A Argentina está na mídia. No início do ano de 2010, chegaram aos meios de comunicação notícias sobre a instabilidade política e econômica, o confronto entre o Governo Federal e o Banco Central sobre o destino das reservas para pagamento de dívidas; a desclassificação dos arquivos da ditadura, que permite a apreciação de documentos que descrevem o período mais sangrento da história contemporânea do país. E, mais recentemente, a reabertura da questão das Ilhas Malvinas com a Grã Bretanha.
O modelo de governo adotado pela Presidente Cristina Kirchner, com base na ideologia peronista, vem sofrendo golpes que põem em discussão não somente suas propostas, mas, principalmente, a utilização do "adjetivo" peronista para justificar suas medidas.
Certo é que o peronismo da década de 40 naquele país em nada se assemelha ao preconizado pelo Partido Justicialista[1]Mas a sua simples utilização nos leva a questionar o que foi aquele regime, quais eram suas origens e como tal, se utilizando de medidas arbitrárias e autoritárias, colocou as massas do seu lado, destruindo a oposição, afastando os inimigos, sempre com a aura de perfeição e ideal para aquele lugar, naquele momento.
A questão social é tida por muitos como fator principal para surgimento e consolidação do regime no país. As teorias que tratam do assunto[2]são quase unânimes ao mencionarem o confronto ideológico entre as duas Argentinas, uma rural e outra industrial. E mais, a classe trabalhadora urbana dividida entre os "novos" e os "velhos", ou seja, os recém chegados do campo em busca de oportunidades nas grandes cidades e aqueles, já consolidados nas indústrias, composta, principalmente, de imigrantes europeus.
A questão sindical, embasada na pulverização da organização sindical apoiada por Perón também merece destaque para justificar a legitimação do regime.

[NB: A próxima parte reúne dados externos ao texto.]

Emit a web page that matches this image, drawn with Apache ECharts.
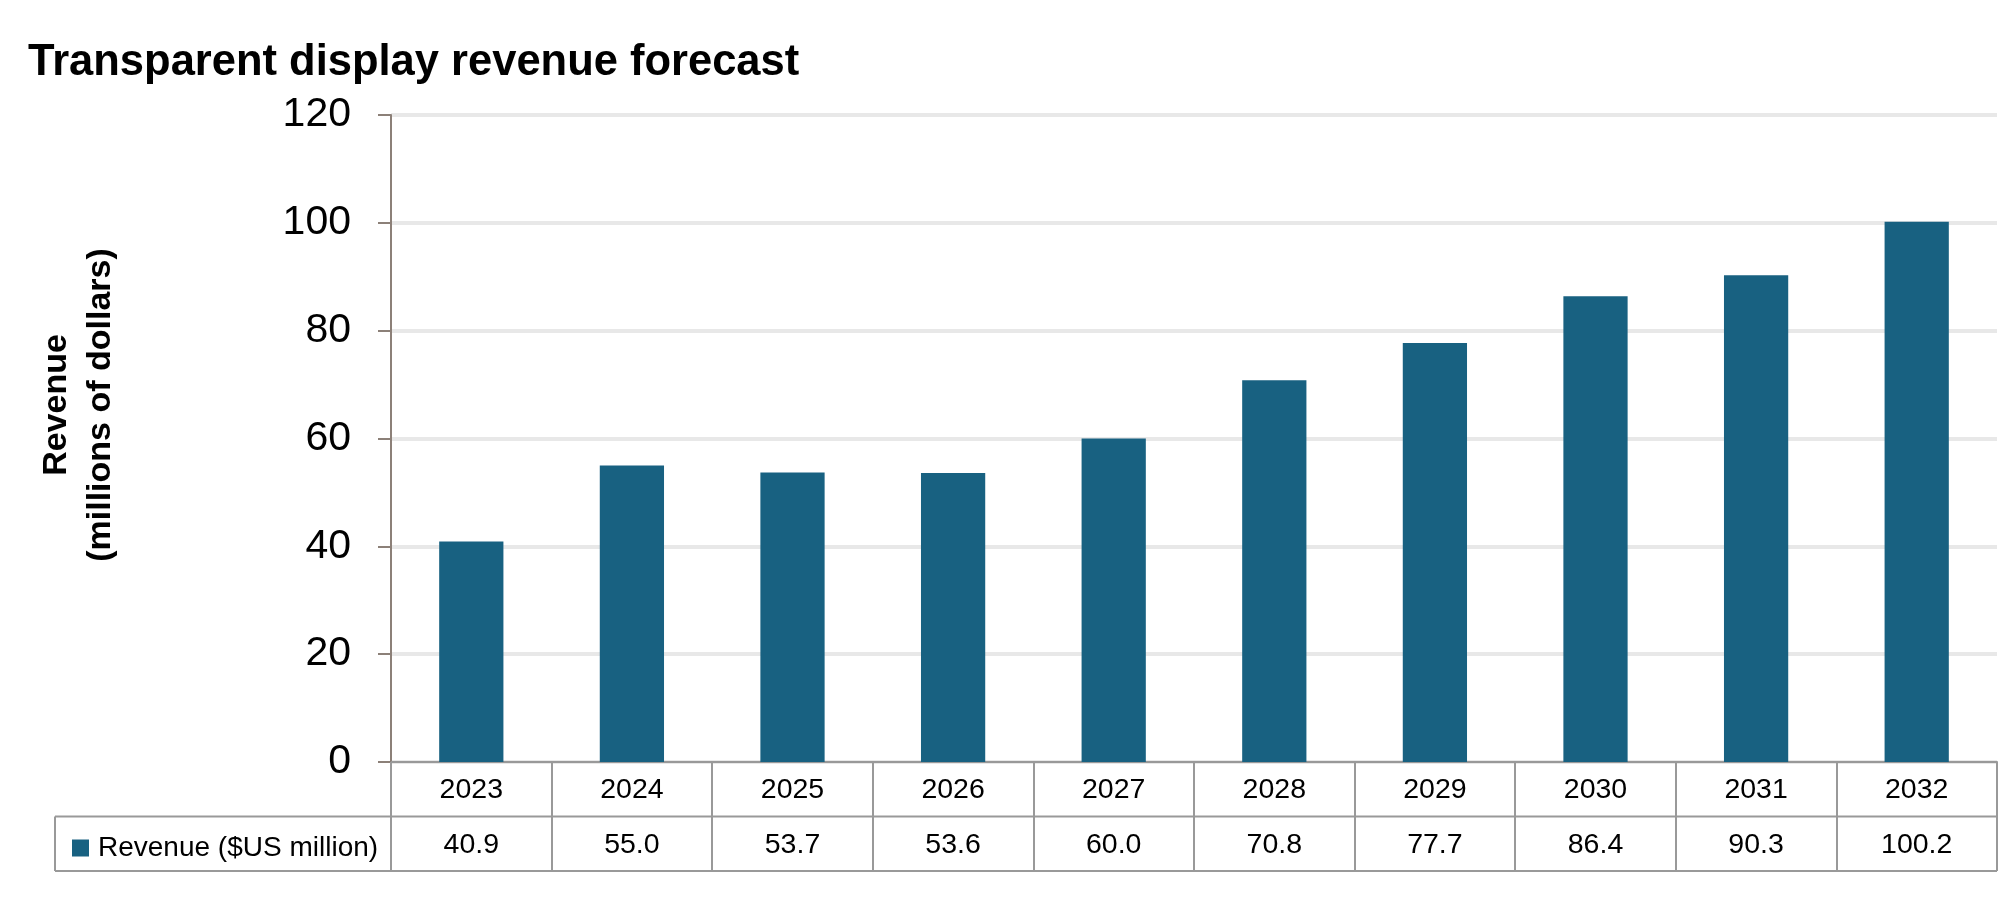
<!DOCTYPE html>
<html>
<head>
<meta charset="utf-8">
<script src="https://cdn.jsdelivr.net/npm/echarts@6/dist/echarts.min.js"></script>
<style>
html,body{margin:0;padding:0;background:#fff;}
#chart{width:2001px;height:897px;}
</style>
</head>
<body>
<div id="chart"></div>
<script>
const years = ['2023','2024','2025','2026','2027','2028','2029','2030','2031','2032'];
const revenue = [40.9, 55.0, 53.7, 53.6, 60.0, 70.8, 77.7, 86.4, 90.3, 100.2];
const seriesName = 'Revenue ($US million)';
const titleText = 'Transparent display revenue forecast';
const yAxisTitle = 'Revenue\n(millions of dollars)';
const yMin = 0, yMax = 120, yStep = 20;

const FONT = '"Liberation Sans", Arial, sans-serif';
const BAR = '#186181';
const TABLE_LINE = '#999999';
const AXIS_LINE = '#8c8078';

const gridL = 391, gridR = 1997, gridT = 115, gridB = 762;
const rowH = 54.5;
const tableLeft = 55;

const chart = echarts.init(document.getElementById('chart'), null, {renderer:'canvas'});
chart.setOption({
  animation: false,
  backgroundColor: '#fff',
  title: {
    text: titleText,
    left: 23, top: 36,
    textStyle: {fontFamily: FONT, fontWeight: 'bold', fontSize: 43.5, color: '#000'}
  },
  legend: {
    data: [seriesName],
    left: 67, top: 829,
    icon: 'rect', itemWidth: 17, itemHeight: 17,
    textStyle: {fontFamily: FONT, fontSize: 28, color: '#000', padding: [0,0,0,4]}
  },
  grid: {left: gridL, right: 2001 - gridR, top: gridT, bottom: 897 - gridB, containLabel: false},
  xAxis: [{
    type: 'category', data: years, position: 'bottom',
    axisLine: {show: true, lineStyle: {color: TABLE_LINE, width: 2}},
    axisTick: {show: true, interval: 0, length: rowH * 2, lineStyle: {color: TABLE_LINE, width: 2}},
    axisLabel: {interval: 0, margin: 14, fontFamily: FONT, fontSize: 28.5, color: '#000'},
    splitLine: {show: false}
  }, {
    type: 'category', data: years, position: 'bottom', offset: rowH,
    axisLine: {show: false}, axisTick: {show: false},
    axisLabel: {interval: 0, margin: 14, fontFamily: FONT, fontSize: 28.5, color: '#000',
      formatter: (v, i) => revenue[i].toFixed(1)},
    splitLine: {show: false}
  }],
  yAxis: {
    type: 'value', min: yMin, max: yMax, interval: yStep,
    axisLine: {show: true, lineStyle: {color: AXIS_LINE, width: 2}},
    axisTick: {show: true, length: 13, lineStyle: {color: AXIS_LINE, width: 2}},
    axisLabel: {margin: 40, fontFamily: FONT, fontSize: 41, color: '#000'},
    splitLine: {show: true, lineStyle: {color: '#e8e8e8', width: 4}}
  },
  series: [{
    name: seriesName, type: 'bar', data: revenue, xAxisIndex: 0,
    barWidth: '40%', itemStyle: {color: BAR}
  }],
  graphic: [
    {type: 'line', shape: {x1: tableLeft, y1: gridB + rowH, x2: gridR, y2: gridB + rowH}, style: {stroke: TABLE_LINE, lineWidth: 2}},
    {type: 'line', shape: {x1: tableLeft, y1: gridB + rowH * 2, x2: gridR, y2: gridB + rowH * 2}, style: {stroke: TABLE_LINE, lineWidth: 2}},
    {type: 'line', shape: {x1: tableLeft, y1: gridB + rowH, x2: tableLeft, y2: gridB + rowH * 2}, style: {stroke: TABLE_LINE, lineWidth: 2}},
    {type: 'text', x: 79, y: 405, rotation: Math.PI / 2,
      style: {text: yAxisTitle, fontFamily: FONT, fontWeight: 'bold', fontSize: 34, lineHeight: 44,
        fill: '#000', align: 'center', verticalAlign: 'middle'}}
  ]
});
</script>
</body>
</html>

A singularidade do regime peronista, acusado de fascista, populista[3]e autoritário, o tornou numa experiência única na história. O diferencial foi a ruptura com as elites, na contramão de outros países latino americanos, sua cumplicidade com as classes operárias e organizações sindicais e seu distanciamento, quase afronta, do imperialismo americano. E mais, a propaganda ostensiva, revelada no apelo personalíssimo do chefe da nação e sua esposa (Eva Perón), nos discursos voltados para as classes operárias, e o material produzido pela gráfica oficial do governo.
Será ressaltada a adesão das massas ao regime, a posição das forças militares, a rejeição das elites, e, finalmente, a Igreja, que durante muito tempo foi a sua maior aliada, e que, agonizando o governo, já incomodada com a idolatria prestada ao casal, declara sua hostilidade diante das medidas adotadas, principalmente depois da proibição da educação religiosa nas escolas primárias e da proposta de liberação legal do divórcio.
Finalmente, cumpre salientar a importância da propaganda para o regime, além do já citado culto ao mito, transformando o casal em ícone, aliando Perón e Eva às figuras de "pai e mãe" da nação e dos trabalhadores, respectivamente, sempre aliado ao antiliberalismo declarado e à valorização do nacional. A questão do mito e o sistema da dádiva[4]estão presentes no inconsciente da produção propagandística que assolou o imaginário argentino da década de 1940.
A análise da propaganda peronista procura apontar os aspectos da cooptação multitudinária, amparada pelo tipo ideal weberiano de construção de uma "Nova Argentina", um governo forte, receptivo pelas massas, justo e seguro.
O Peronismo de hoje é mais que uma simples lembrança: é uma força política sustentada pela mitologia construída nos anos 40 do século XX, que influencia até hoje, a ponto de grupos conservadores, ligados, ainda, à mitificação do casal, hostilizar Madonna ao ser indicada para interpretar Evita na película de Alan Parker. A imagem mundana de Madonna era, para tais grupos, uma afronta à santidade de Eva.
A década de 1930 foi assolada pela crise do liberalismo, provocado pela Grande Depressão, iniciada com a quebra da economia norte americana, se alastrando de forma visceral pelo resto do mundo. A brusca redução da demanda dos produtos de exportação acarreta na diminuição das receitas dos governos, haja vista o encolhimento dos impostos recolhidos por empresas exportadoras. Tal conjuntura provoca só nos anos de 1930 e 1931, mais de vinte mil demissões na Argentina. E ainda afeta a capacidade de importação com os países latino-americanos, já que estes contavam com uma flagrante redução de divisas.